• [WHAT THIS TASK INVOLVES]: Starting at the first line of the listing below, repeat each line up to and including the one containing "0.088, 0.053, 0.0029]". Leave out pictures.

• [COLLECTED DATA]:

________________________________________

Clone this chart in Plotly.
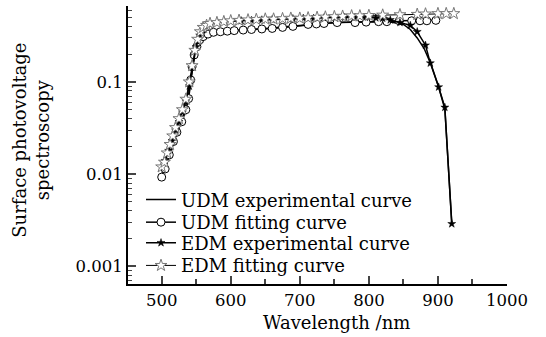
import plotly.graph_objects as go

# UDM fitting curve (open circles)
udm_fit_x = [500, 505, 511, 517, 522, 529, 535, 539, 542, 544, 547, 551, 555, 560, 567, 575, 585, 595,
             605, 618, 630, 645, 660, 675, 690, 712, 724, 735, 754, 780, 796, 814, 826, 844, 862, 874, 884, 897]
udm_fit_y = [0.0093, 0.0114, 0.0162, 0.0226, 0.0285, 0.037, 0.050, 0.066, 0.105, 0.146, 0.196, 0.241,
             0.285, 0.31, 0.33, 0.345, 0.35, 0.355, 0.36, 0.365, 0.37, 0.375, 0.38, 0.39, 0.40, 0.42,
             0.425, 0.43, 0.44, 0.44, 0.445, 0.45, 0.45, 0.46, 0.46, 0.46, 0.46, 0.465]

# UDM experimental curve (solid line)
udm_exp_x = [500, 510, 520, 530, 540, 545, 550, 555, 560, 570, 600, 650, 700, 750, 800, 830, 850, 860,
             870, 880, 890, 900, 910, 920]
udm_exp_y = [0.010, 0.015, 0.025, 0.040, 0.080, 0.15, 0.23, 0.29, 0.32, 0.34, 0.36, 0.38, 0.41, 0.44,
             0.45, 0.45, 0.42, 0.37, 0.30, 0.23, 0.155, 0.093, 0.051, 0.003]

# EDM experimental curve (filled stars)
edm_exp_x = [500, 505, 510, 515, 520, 525, 530, 535, 540, 545, 550, 555, 560, 565, 570, 580, 590, 600,
             615, 630, 645, 660, 675, 690, 705, 720, 735, 750, 765, 780, 795, 810, 820, 831, 845, 860,
             870, 882, 889, 901, 910, 920]
edm_exp_y = [0.012, 0.014, 0.018, 0.023, 0.030, 0.037, 0.047, 0.062, 0.090, 0.15, 0.24, 0.32, 0.37,
             0.40, 0.42, 0.44, 0.45, 0.455, 0.46, 0.465, 0.47, 0.475, 0.48, 0.485, 0.49, 0.49, 0.495,
             0.50, 0.50, 0.50, 0.50, 0.495, 0.49, 0.47, 0.44, 0.41, 0.35, 0.25, 0.16, 0.088, 0.053, 0.0029]

# EDM fitting curve (open stars)
edm_fit_x = [500, 504, 508, 512, 516, 520, 525, 530, 535, 540, 544, 548, 552, 556, 560, 565, 570, 580,
             590, 600, 612, 625, 637, 650, 662, 675, 687, 700, 712, 725, 737, 750, 762, 775, 787, 800,
             820, 845, 870, 882, 900, 912, 923]
edm_fit_y = [0.012, 0.0135, 0.017, 0.021, 0.026, 0.032, 0.040, 0.050, 0.065, 0.10, 0.15, 0.22, 0.29,
             0.35, 0.39, 0.41, 0.43, 0.44, 0.45, 0.46, 0.465, 0.47, 0.475, 0.48, 0.48, 0.485, 0.49,
             0.49, 0.495, 0.50, 0.505, 0.51, 0.515, 0.52, 0.52, 0.525, 0.53, 0.535, 0.54, 0.545, 0.55,
             0.55, 0.55]

y_tickvals = [0.001, 0.01, 0.1]
y_ticktext = ["0.001", "0.01", "0.1"]
x_tickvals = [500, 600, 700, 800, 900, 1000]

FONT = "DejaVu Serif"
LEG_FONT = dict(family=FONT, size=18)

fig = go.Figure()
fig.add_trace(go.Scatter(x=udm_exp_x, y=udm_exp_y, mode="lines", name="UDM experimental curve",
                         line=dict(color="black", width=1.5), legend="legend"))
fig.add_trace(go.Scatter(x=udm_fit_x, y=udm_fit_y, mode="lines+markers", name="UDM fitting curve",
                         line=dict(color="black", width=1.5), legend="legend2",
                         marker=dict(symbol="circle", size=8, color="white",
                                     line=dict(color="black", width=1))))
fig.add_trace(go.Scatter(x=edm_exp_x, y=edm_exp_y, mode="lines+markers", name="EDM experimental curve",
                         line=dict(color="black", width=1.5), legend="legend3",
                         marker=dict(symbol="star", size=6, color="black",
                                     line=dict(color="black", width=0.5))))
fig.add_trace(go.Scatter(x=edm_fit_x, y=edm_fit_y, mode="lines+markers", name="EDM fitting curve",
                         line=dict(color="black", width=1), legend="legend4",
                         marker=dict(symbol="star", size=9, color="white",
                                     line=dict(color="#777777", width=1))))

# plot area: x 128..506.7 px, y 6..284.3 px
def py(px):
    return (284.3 - px) / 278.3

def px_(x):
    return (x - 128) / 378.7

leg_common = dict(x=px_(141), xanchor="left", yanchor="middle", bgcolor="rgba(0,0,0,0)",
                  font=LEG_FONT, itemwidth=30, borderwidth=0)

fig.update_layout(
    width=546, height=337,
    margin=dict(l=128, r=39.3, t=6, b=52.7, autoexpand=False),
    paper_bgcolor="white", plot_bgcolor="white",
    font=dict(family=FONT, size=16, color="black"),
    showlegend=True,
    legend=dict(y=py(200), **leg_common),
    legend2=dict(y=py(222.7), **leg_common),
    legend3=dict(y=py(243.3), **leg_common),
    legend4=dict(y=py(266), **leg_common),
    xaxis=dict(range=[451.2, 1000], tickvals=x_tickvals, ticks="inside", ticklen=8, tickwidth=1.5,
               showline=True, linecolor="black", linewidth=2, showgrid=False, zeroline=False,
               automargin=False, tickfont=dict(family=FONT, size=16.5),
               minor=dict(dtick=50, tick0=0, ticks="inside", ticklen=5, tickwidth=1.5, showgrid=False)),
    yaxis=dict(type="log", range=[-3.19, -0.177], tickvals=y_tickvals, ticktext=y_ticktext,
               ticks="inside", ticklen=8, tickwidth=1.5,
               showline=True, linecolor="black", linewidth=2, showgrid=False, zeroline=False,
               automargin=False, tickfont=dict(family=FONT, size=16.5),
               minor=dict(dtick="D1", ticks="inside", ticklen=4, tickwidth=1, showgrid=False)),
    annotations=[
        dict(text="Surface photovoltage<br>spectroscopy", xref="paper", yref="paper",
             x=px_(31), y=py(140), xanchor="center", yanchor="middle", textangle=-90,
             showarrow=False, font=dict(family=FONT, size=18)),
        dict(text="Wavelength /nm", xref="paper", yref="paper", x=px_(336), y=py(323),
             xanchor="center", yanchor="middle", showarrow=False, font=dict(family=FONT, size=18)),
    ],
)

fig.write_html("out.html", config={"displayModeBar": False},
               post_script="document.body.style.margin='0';document.body.style.overflow='hidden';")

________________________________________

• [RESPONSE TO THE TASK]:
Clone this chart in Plotly.
import plotly.graph_objects as go

# UDM fitting curve (open circles)
udm_fit_x = [500, 505, 511, 517, 522, 529, 535, 539, 542, 544, 547, 551, 555, 560, 567, 575, 585, 595,
             605, 618, 630, 645, 660, 675, 690, 712, 724, 735, 754, 780, 796, 814, 826, 844, 862, 874, 884, 897]
udm_fit_y = [0.0093, 0.0114, 0.0162, 0.0226, 0.0285, 0.037, 0.050, 0.066, 0.105, 0.146, 0.196, 0.241,
             0.285, 0.31, 0.33, 0.345, 0.35, 0.355, 0.36, 0.365, 0.37, 0.375, 0.38, 0.39, 0.40, 0.42,
             0.425, 0.43, 0.44, 0.44, 0.445, 0.45, 0.45, 0.46, 0.46, 0.46, 0.46, 0.465]

# UDM experimental curve (solid line)
udm_exp_x = [500, 510, 520, 530, 540, 545, 550, 555, 560, 570, 600, 650, 700, 750, 800, 830, 850, 860,
             870, 880, 890, 900, 910, 920]
udm_exp_y = [0.010, 0.015, 0.025, 0.040, 0.080, 0.15, 0.23, 0.29, 0.32, 0.34, 0.36, 0.38, 0.41, 0.44,
             0.45, 0.45, 0.42, 0.37, 0.30, 0.23, 0.155, 0.093, 0.051, 0.003]

# EDM experimental curve (filled stars)
edm_exp_x = [500, 505, 510, 515, 520, 525, 530, 535, 540, 545, 550, 555, 560, 565, 570, 580, 590, 600,
             615, 630, 645, 660, 675, 690, 705, 720, 735, 750, 765, 780, 795, 810, 820, 831, 845, 860,
             870, 882, 889, 901, 910, 920]
edm_exp_y = [0.012, 0.014, 0.018, 0.023, 0.030, 0.037, 0.047, 0.062, 0.090, 0.15, 0.24, 0.32, 0.37,
             0.40, 0.42, 0.44, 0.45, 0.455, 0.46, 0.465, 0.47, 0.475, 0.48, 0.485, 0.49, 0.49, 0.495,
             0.50, 0.50, 0.50, 0.50, 0.495, 0.49, 0.47, 0.44, 0.41, 0.35, 0.25, 0.16, 0.088, 0.053, 0.0029]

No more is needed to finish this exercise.